Wine tasting is only part of what Doña Lupe offers today. The small rustic gift shop beckons the visitor as it has for nearly 50 years. Sample are given out to taste the homemade bread slathered with the organic jams and marmalades. These can be ordered online and shipped right to your door. The organic salsas are sure to heat up any dish with a warm chipotle, but watch out for that habanero! Health conscious folks have found grape seed helpful in many ways and what better place to find outstanding organic seed than from a grape grower at a reasonable cost. The list is long of all the goodies found in such a small shop. Organic olive oils with garlic and spices, salad dressings and of course essential oils.
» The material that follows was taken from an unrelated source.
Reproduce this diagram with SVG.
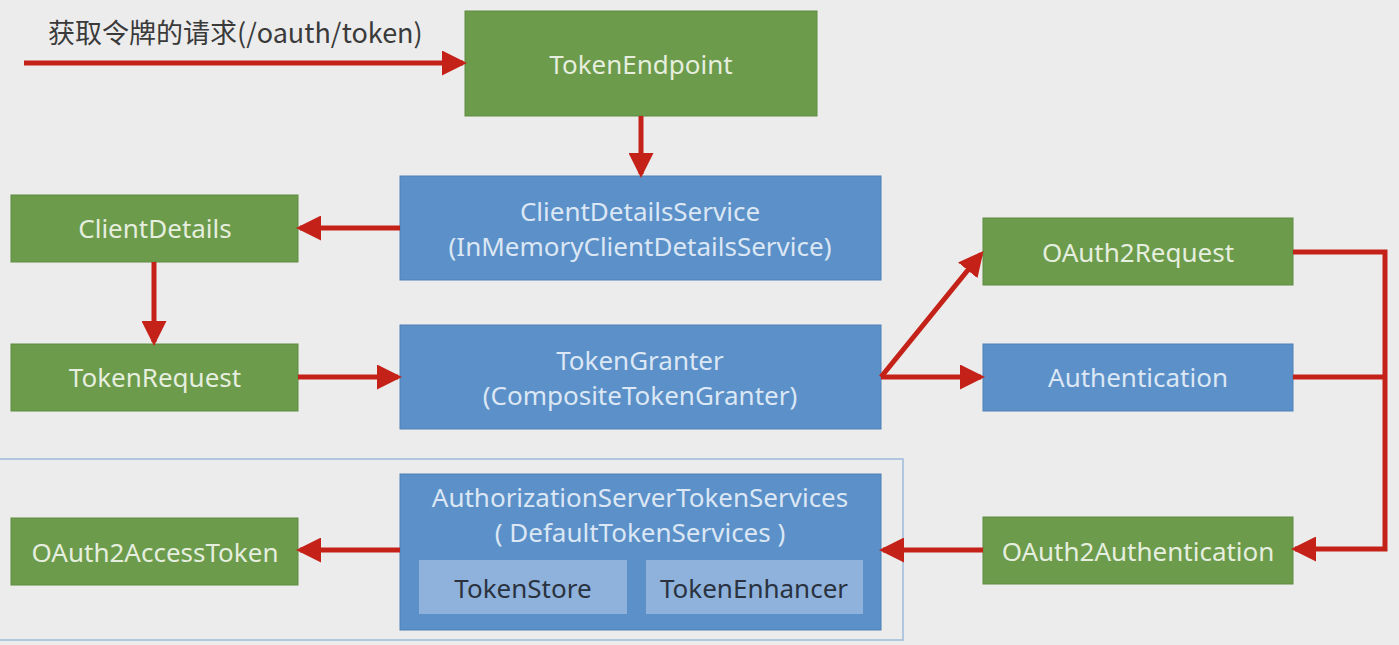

Oh, and a thick bundle of white sage and fresh lavender will fill the kitchen with a unique Baja scented memory.

Leaving with a bag full of goodies, there is an interesting side trip, if adventure calls. You can visit the Kumiai pueblo, just a few minutes away. The paved road ends and the way into the village is sandy river bottom, not suggested after a rain. There is a small museum and examples of how their lodging was built, using what nature offered to them. At certain times of year, there are indigenous ceremonies and visitors are welcome. There is traditional dance and song and the artisans come to sell their fine art of basket weaving and pottery.